The beauty influencer defence network
Ultra Violette’s demographic positioning as a prestige beauty brand gave them access to a powerful ally network. Beauty influencers with significant followings stepped up to defend the brand, sharing annotated critiques of Choice’s testing methodology while promoting Ultra Violette’s claims of systemic issues in sunscreen testing standards.
This looked like textbook stakeholder activation. These weren’t random supporters but credible voices within Ultra Violette’s exact target demographic. Their defence appeared organic, authentic, and strategically sound. The brand had successfully leveraged their ecosystem to meet consumers where they are digitally.
The problem emerged when Ultra Violette’s own additional testing revealed the devastating truth. After commissioning eight different tests from multiple independent laboratories, Lean Screen returned SPF results of 4, 10, 21, 26, 33, 60, 61, and 64. As co-founders Ava Chandler-Matthews and Rebecca Jefferd admitted: “That wasn’t good enough for us, and it isn’t good enough for you.”
The broken contract of advocacy
Here’s the critical failure that every communications professional needs to understand: when you ask influencers to spend their social capital defending your brand, you’re creating an implicit contract that the information you’re providing is bulletproof. Ultra Violette’s advocates weren’t just defending a product. They were putting their own credibility on the line based on information that proved to be fundamentally flawed.
The ripple effects are profound and lasting. Are these influencers likely to defend Ultra Violette again, even if future criticism is unfair or overblown? Will they step in to bat for any other brand they love? Do they now appear either gullible or complicit, undermining their credibility with their own audiences who trusted their product recommendations. The protective layer of goodwill built over years gets depleted rapidly when allies feel misled.
The cancel culture amplification risk
This stakeholder activation failure highlights a dangerous contemporary reality: when brands mobilise their networks with flawed information, they risk feeding into cancel culture dynamics, pack mentality, and online pile-ons that some brands or individuals simply aren’t robust enough to defend against. Ultra Violette’s beauty influencer network didn’t just defend the brand; they actively questioned Choice’s credibility and methodology, creating a coordinated attack on an established consumer advocacy organisation. When the facts later contradicted their defence, these influencers found themselves on the wrong side of a pile-on they had helped create. The same social media dynamics that can protect brands through stakeholder activation can quickly turn destructive when the underlying information proves unreliable. Brands must recognise that activating allies without bulletproof facts doesn’t just risk their own reputation but can expose their supporters to the very cancel culture mechanisms they’re trying to avoid.
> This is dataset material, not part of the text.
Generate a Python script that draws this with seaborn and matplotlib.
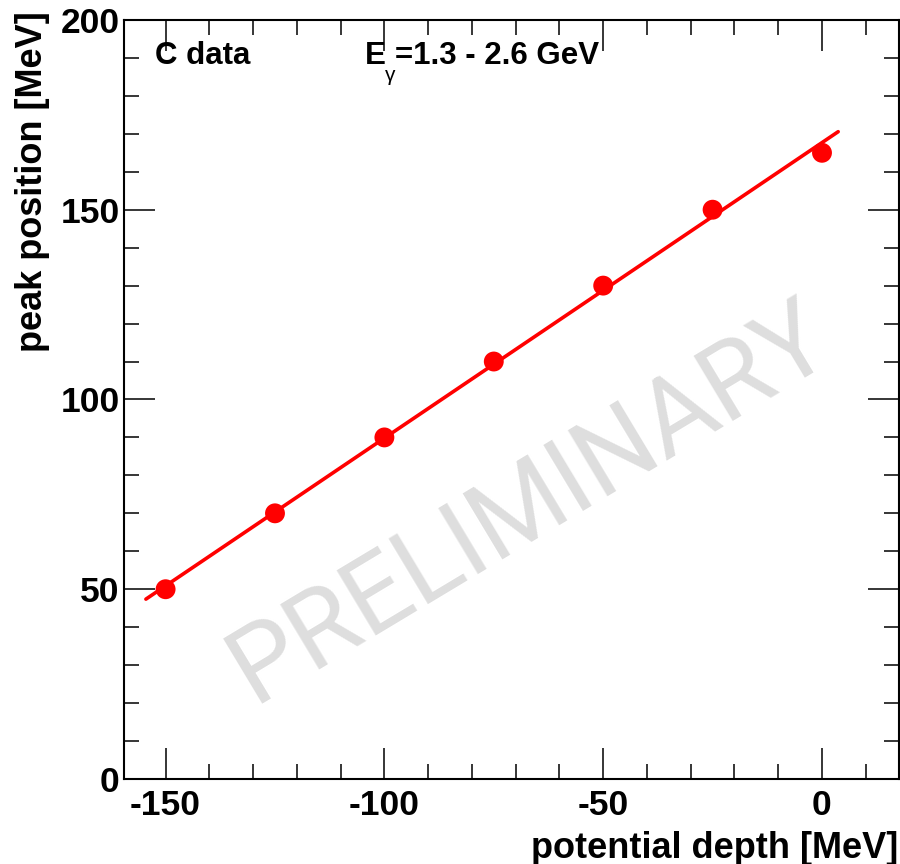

I have already seen this play out for at least three brands last year who didn’t have the level of brand protection that choice did, each of these businesses closed as a result of the online pile on.
The modern crisis amplification effect
Ultra Violette’s case demonstrates how contemporary crisis dynamics amplify stakeholder activation failures. When beauty influencers defended the brand on Instagram and TikTok, their statements became part of the permanent digital record. When that defence later proved to be based on incorrect information, the damage to their reputation and Ultra Violette’s relationship with them became amplified and enduring.
The brand’s success story as a female-founded Australian company with $15 million in New York private equity investment and positioning in prestige retailers like Sephora made them a bigger target for scrutiny. But it also meant their stakeholder network had more to lose by defending them incorrectly.
The framework for authentic stakeholder activation
True stakeholder activation in crisis management requires rigorous information verification. Every piece of data shared with advocates must be independently confirmed through comprehensive testing, not preliminary results. This means clear communication about what you know versus what you’re still investigating, and understanding that patience in activation prevents long-term relationship damage.
The most sophisticated crisis management recognises that your stakeholder network is your most valuable long-term asset. Protecting that network sometimes means accepting short-term tactical disadvantages to preserve long-term strategic relationships.
The long-term cost
Ultra Violette’s eventual admission that their product showed “significant” and “atypical” variability in testing demonstrates the importance of getting the facts right before mobilising support. Their clarification that concerns “only relate to the performance of Lean Screen” suggests they learned this lesson, but only after burning through significant stakeholder goodwill.
The question every crisis manager must ask isn’t whether they can activate their stakeholders, but whether they should and whether the information they’re providing is solid enough to stake multiple reputations on. Because in crisis management, authenticity isn’t just about your brand’s response. It’s about ensuring your allies can authentically defend you without compromising their own integrity.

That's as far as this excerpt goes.